GPT-4 Sees the Big Picture
The next big thing in LLMs has arrived today with OpenAI's GPT-4 that accepts both text and image inputs, and offers improved performance.
Unless you have been living under a rock for the past few months, you are at the very least aware of ChatGPT and the shockwaves it has sent through the world of machine learning and beyond. This language model has been well received for its generally very good ability to answer questions asked in plain language, with a response that sounds like it was written by a human. Since the initial release of the model, many have even begun to question what the future of long-established technologies, like internet search engines, will look like in the years to come.
Today, ChatGPT is powered by a large language model in the GPT-3 family — GPT-3.5 to be specific. But today, OpenAI announced the release of the next major version of their GPT models with GPT-4, which promises to improve on the successes of GPT-3.5 in many ways. OpenAI claims that this model is better equipped for solving difficult problems with better accuracy, and that it has a broader knowledge base to draw from. Moreover, GPT-4 understands more than just text, it can also “see” by examining images that are provided by the user along with their text prompt.

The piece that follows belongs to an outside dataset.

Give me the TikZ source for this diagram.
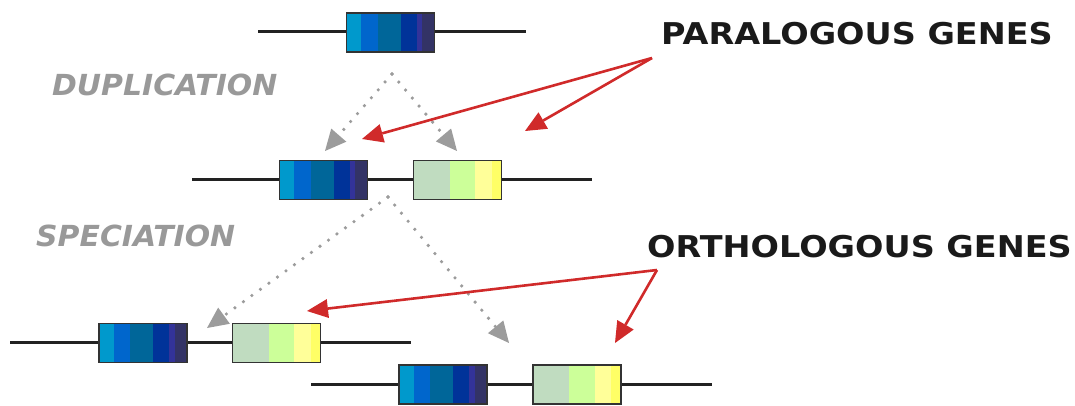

Sounds good, but how does GPT-4 measure up against GPT-3.5? Testing showed that this latest iteration of the model is capable of passing a simulated bar exam with a score in the top 10% of all test takers. In contrast, GPT-3.5 scored in the bottom 10% on the same exam. It is in complex reasoning skills, like those required in taking the bar exam, that GPT-4 really shines. For more casual conversations, the differences between the models will be more subtle, and perhaps even difficult to detect.
The vision capabilities are probably the most eye-catching feature of this new release. Users can now include images inline with text prompts and the model will assess the content of both before responding with text. It has been shown to be capable of, for example, describing in detail what is present in an image. However, the image input capability is still only available as a research preview, and the exact use cases that this function will excel at are still being discovered.
In addition to the normal user prompts, the new interface also allows for the specification of system messages. These messages let the user steer the direction of a chat session, and specify things like the style that the chatbot should respond in. This can provide for significant customization of the user’s experience.
While many improvements have been made, the model is still certainly not perfect. It is not fully reliable, and can still confidently invent facts that are untrue. Notably, GPT-4 is more reliable in this way than GPT-3.5, so progress has been made in the right direction.
One of the more controversial features of ChatGPT is that OpenAI has intentionally built certain bounds into the model that control what it can and cannot say. OpenAI maintains that this is to make the chatbot safer and less biased. Opponents of this move hold that this only serves to inject the biases of OpenAI into their products and introduce cumbersome limits on free speech. GPT-4 is no different in this regard, with these same types of behavior modifications having been put in place.
GPT-4 is being rolled out via the same ChatGPT interface that we have come to know. Subscribers to ChatGPT Plus already have limited access to the new model. For those without a subscription, you will have to get on the waiting list for access. The image input capability is also restricted at this time, with only a single partner helping to test this capability so far.